— BEGIN Material provided —

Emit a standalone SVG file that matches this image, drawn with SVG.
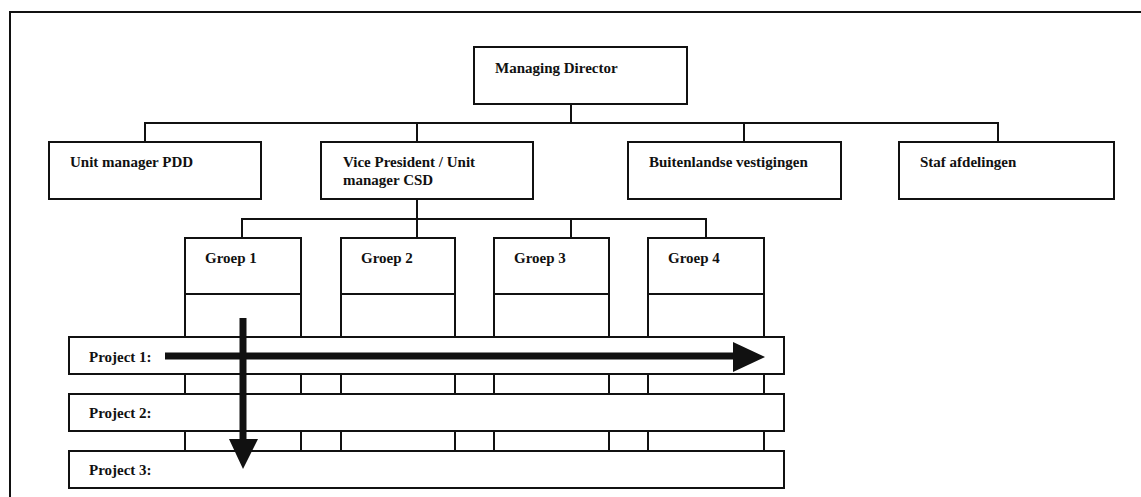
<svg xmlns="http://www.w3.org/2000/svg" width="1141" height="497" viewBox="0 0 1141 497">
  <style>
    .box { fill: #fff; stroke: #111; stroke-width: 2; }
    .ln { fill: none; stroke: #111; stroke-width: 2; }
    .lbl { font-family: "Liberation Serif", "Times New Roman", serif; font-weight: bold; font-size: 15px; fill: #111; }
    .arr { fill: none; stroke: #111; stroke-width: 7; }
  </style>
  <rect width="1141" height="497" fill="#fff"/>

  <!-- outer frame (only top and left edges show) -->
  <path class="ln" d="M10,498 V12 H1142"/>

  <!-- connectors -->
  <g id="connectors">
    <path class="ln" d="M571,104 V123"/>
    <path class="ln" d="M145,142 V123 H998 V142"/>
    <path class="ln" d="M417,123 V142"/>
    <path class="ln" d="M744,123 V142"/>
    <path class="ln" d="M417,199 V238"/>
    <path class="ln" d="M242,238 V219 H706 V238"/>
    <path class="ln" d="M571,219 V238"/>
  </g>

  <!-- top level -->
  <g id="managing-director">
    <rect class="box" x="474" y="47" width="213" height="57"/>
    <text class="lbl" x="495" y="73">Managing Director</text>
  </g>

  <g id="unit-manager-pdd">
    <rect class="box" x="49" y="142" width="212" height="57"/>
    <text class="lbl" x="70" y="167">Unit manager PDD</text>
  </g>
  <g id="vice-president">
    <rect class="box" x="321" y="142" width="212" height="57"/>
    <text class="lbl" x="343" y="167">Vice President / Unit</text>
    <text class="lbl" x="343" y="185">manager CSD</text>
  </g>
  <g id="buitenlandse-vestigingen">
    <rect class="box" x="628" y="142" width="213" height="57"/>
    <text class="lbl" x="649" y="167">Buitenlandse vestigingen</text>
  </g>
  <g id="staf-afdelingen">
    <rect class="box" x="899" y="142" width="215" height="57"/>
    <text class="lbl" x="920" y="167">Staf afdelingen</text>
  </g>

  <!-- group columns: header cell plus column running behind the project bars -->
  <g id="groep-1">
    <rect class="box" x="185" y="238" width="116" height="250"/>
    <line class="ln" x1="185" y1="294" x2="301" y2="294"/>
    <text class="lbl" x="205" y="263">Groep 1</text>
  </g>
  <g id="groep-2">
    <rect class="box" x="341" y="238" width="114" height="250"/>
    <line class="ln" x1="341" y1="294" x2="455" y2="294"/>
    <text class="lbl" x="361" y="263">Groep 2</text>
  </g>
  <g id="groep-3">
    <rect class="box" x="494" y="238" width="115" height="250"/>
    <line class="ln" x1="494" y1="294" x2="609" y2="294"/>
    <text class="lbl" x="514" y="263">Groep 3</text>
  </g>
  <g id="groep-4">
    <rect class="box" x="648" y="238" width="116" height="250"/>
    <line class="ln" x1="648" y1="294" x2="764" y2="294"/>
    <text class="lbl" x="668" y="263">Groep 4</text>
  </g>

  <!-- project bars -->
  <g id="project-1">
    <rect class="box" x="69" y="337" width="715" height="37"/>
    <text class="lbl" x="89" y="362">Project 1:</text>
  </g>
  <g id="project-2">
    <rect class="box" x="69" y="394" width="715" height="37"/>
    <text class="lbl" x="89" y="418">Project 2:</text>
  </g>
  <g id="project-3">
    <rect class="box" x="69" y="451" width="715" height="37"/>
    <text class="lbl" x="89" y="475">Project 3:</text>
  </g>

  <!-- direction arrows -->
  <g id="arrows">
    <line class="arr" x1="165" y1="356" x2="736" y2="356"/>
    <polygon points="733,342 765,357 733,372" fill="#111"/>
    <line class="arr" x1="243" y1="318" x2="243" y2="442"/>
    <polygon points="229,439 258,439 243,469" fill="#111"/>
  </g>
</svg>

— END Material provided —
— BEGIN Material provided —

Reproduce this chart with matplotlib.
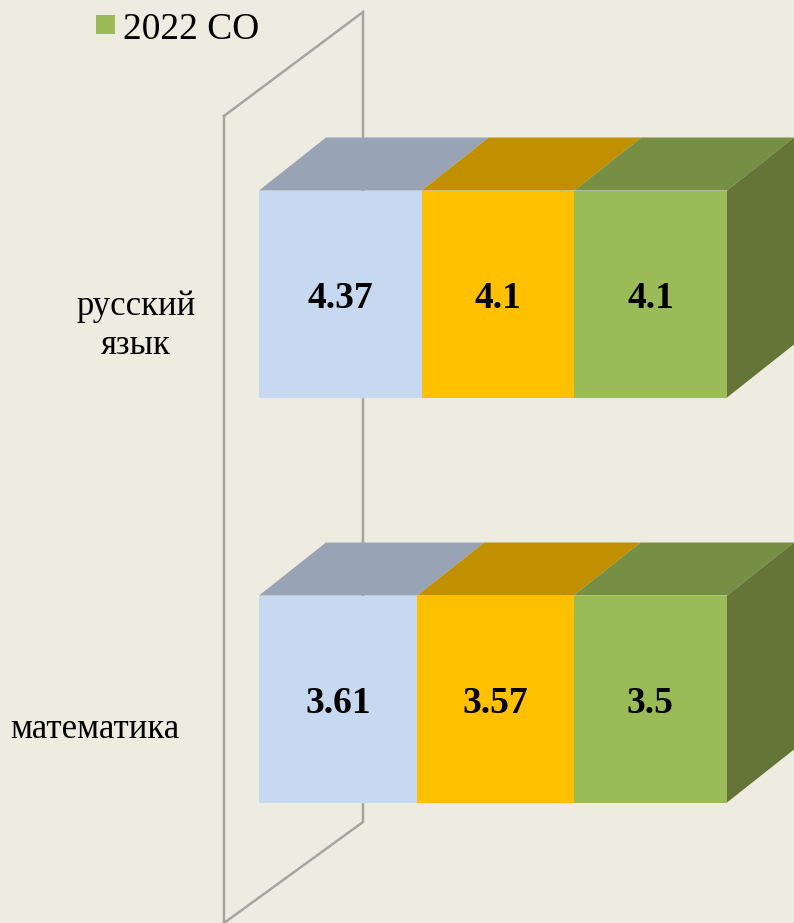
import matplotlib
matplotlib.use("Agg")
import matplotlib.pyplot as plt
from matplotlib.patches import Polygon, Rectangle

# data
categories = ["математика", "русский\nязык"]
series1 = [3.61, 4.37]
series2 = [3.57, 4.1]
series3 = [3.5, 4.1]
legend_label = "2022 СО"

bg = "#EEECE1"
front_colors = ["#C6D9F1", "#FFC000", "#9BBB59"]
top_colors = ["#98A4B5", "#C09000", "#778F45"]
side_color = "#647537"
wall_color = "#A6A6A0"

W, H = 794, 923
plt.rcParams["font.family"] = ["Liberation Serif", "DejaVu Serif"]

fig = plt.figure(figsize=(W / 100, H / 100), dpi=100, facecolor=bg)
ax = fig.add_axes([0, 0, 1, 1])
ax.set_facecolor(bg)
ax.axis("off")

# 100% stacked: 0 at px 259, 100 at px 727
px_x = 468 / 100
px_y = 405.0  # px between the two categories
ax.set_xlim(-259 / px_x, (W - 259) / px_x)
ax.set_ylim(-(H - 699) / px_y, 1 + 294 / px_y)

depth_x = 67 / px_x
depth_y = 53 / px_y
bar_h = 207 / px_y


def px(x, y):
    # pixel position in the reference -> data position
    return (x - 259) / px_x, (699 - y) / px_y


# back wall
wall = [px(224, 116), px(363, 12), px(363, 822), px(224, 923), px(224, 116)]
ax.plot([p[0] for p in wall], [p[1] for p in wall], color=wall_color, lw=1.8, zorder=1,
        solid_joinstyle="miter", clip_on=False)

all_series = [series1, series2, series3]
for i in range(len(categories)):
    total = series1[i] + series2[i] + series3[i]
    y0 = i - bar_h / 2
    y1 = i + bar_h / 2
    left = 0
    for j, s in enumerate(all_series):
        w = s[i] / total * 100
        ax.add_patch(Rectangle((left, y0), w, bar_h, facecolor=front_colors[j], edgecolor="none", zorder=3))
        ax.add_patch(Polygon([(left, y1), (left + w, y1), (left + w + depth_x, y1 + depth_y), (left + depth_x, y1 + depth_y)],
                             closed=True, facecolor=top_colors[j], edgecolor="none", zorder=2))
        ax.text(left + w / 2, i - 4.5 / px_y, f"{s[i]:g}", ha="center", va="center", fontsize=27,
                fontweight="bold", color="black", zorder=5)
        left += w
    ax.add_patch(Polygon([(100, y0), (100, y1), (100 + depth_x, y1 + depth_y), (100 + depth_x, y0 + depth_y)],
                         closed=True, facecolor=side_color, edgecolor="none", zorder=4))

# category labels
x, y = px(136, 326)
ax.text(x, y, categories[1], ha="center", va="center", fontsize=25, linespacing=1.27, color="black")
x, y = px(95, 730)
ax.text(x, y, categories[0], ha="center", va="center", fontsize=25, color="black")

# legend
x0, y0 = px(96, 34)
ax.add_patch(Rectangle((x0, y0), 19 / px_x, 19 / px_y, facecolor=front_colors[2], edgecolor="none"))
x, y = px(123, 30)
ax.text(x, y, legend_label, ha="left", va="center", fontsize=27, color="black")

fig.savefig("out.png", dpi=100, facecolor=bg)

— END Material provided —

**Requirements:** Beginning with the line above that contains "Reproduce this chart with matplotlib." and ending with the line that contains "bar_h = 207 / px_y", quote each line exactly, keeping out the pictures.

**Solution to the problem:**
Reproduce this chart with matplotlib.
import matplotlib
matplotlib.use("Agg")
import matplotlib.pyplot as plt
from matplotlib.patches import Polygon, Rectangle

# data
categories = ["математика", "русский\nязык"]
series1 = [3.61, 4.37]
series2 = [3.57, 4.1]
series3 = [3.5, 4.1]
legend_label = "2022 СО"

bg = "#EEECE1"
front_colors = ["#C6D9F1", "#FFC000", "#9BBB59"]
top_colors = ["#98A4B5", "#C09000", "#778F45"]
side_color = "#647537"
wall_color = "#A6A6A0"

W, H = 794, 923
plt.rcParams["font.family"] = ["Liberation Serif", "DejaVu Serif"]

fig = plt.figure(figsize=(W / 100, H / 100), dpi=100, facecolor=bg)
ax = fig.add_axes([0, 0, 1, 1])
ax.set_facecolor(bg)
ax.axis("off")

# 100% stacked: 0 at px 259, 100 at px 727
px_x = 468 / 100
px_y = 405.0  # px between the two categories
ax.set_xlim(-259 / px_x, (W - 259) / px_x)
ax.set_ylim(-(H - 699) / px_y, 1 + 294 / px_y)

depth_x = 67 / px_x
depth_y = 53 / px_y
bar_h = 207 / px_y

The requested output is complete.